Abstract

In the passengers’ transport services on demand, such as taxi services, a dispatching solution determines the service quality level and the incomes received by both drivers and the transport company. In the last years, related work has been mainly focused on improving the service quality. However, the drivers’ incomes balancing is still a challenge, especially for emerging economies. To address this situation, we introduce the balanced dispatching problem in passengers transport services (BDP-PTS) on demand, which seeks a dispatching solution that aims to minimize the variance of the incomes per unit of working time among the drivers. We propose five easy-to-implement online dispatching algorithms, which rely on dispatching rules obtained from the variance analysis and explore the performance measures for a dispatching solution provided by them. Those algorithms consider the BDP-PTS under an offline scenario, where all the information is revealed beforehand, and the maximum number of solicited transport services is performed. We are focused on a specific set of instances, called complete, which admit at least a feasible solution where all requested transport services are performed.
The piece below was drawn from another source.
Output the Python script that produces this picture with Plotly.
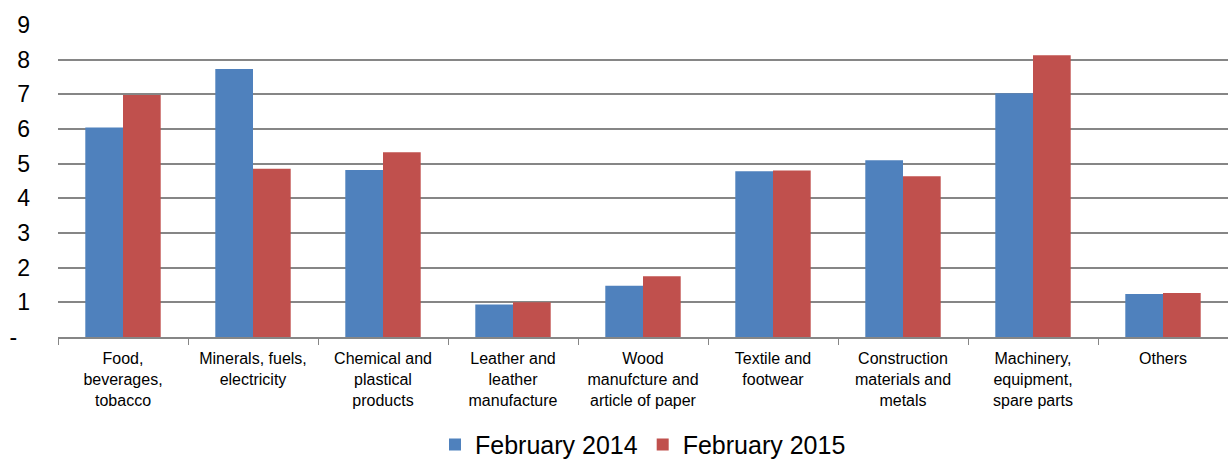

Consequently, we prove the NP-completeness in the strong sense of the BDP-PTS under an offline scenario for these instances, and formulate a mixed integer quadratic programming (MIQP) model to solve it. This complexity computation status implies that no polynomial or pseudo time algorithms exist for solving it, unless P = NP, involving an important quantity of running time and memory resources to model and to resolve it in an empirical computation. Finally, computational experiments are carried out to compare the proposed online dispatching algorithms and the MIQP model on datasets of real complete instances from a Chilean transport company. The obtained results show that the proposed online dispatching algorithm based on the dispatching rule, called SRV, is able to reduce more efficiently the income dispersion among drivers within reduced running times, assigning over a 98% of total solicited transport service and allowing a practical implementation into an automated dispatching system on a basic hardware infrastructure, as it is the case of the transport companies in developing countries.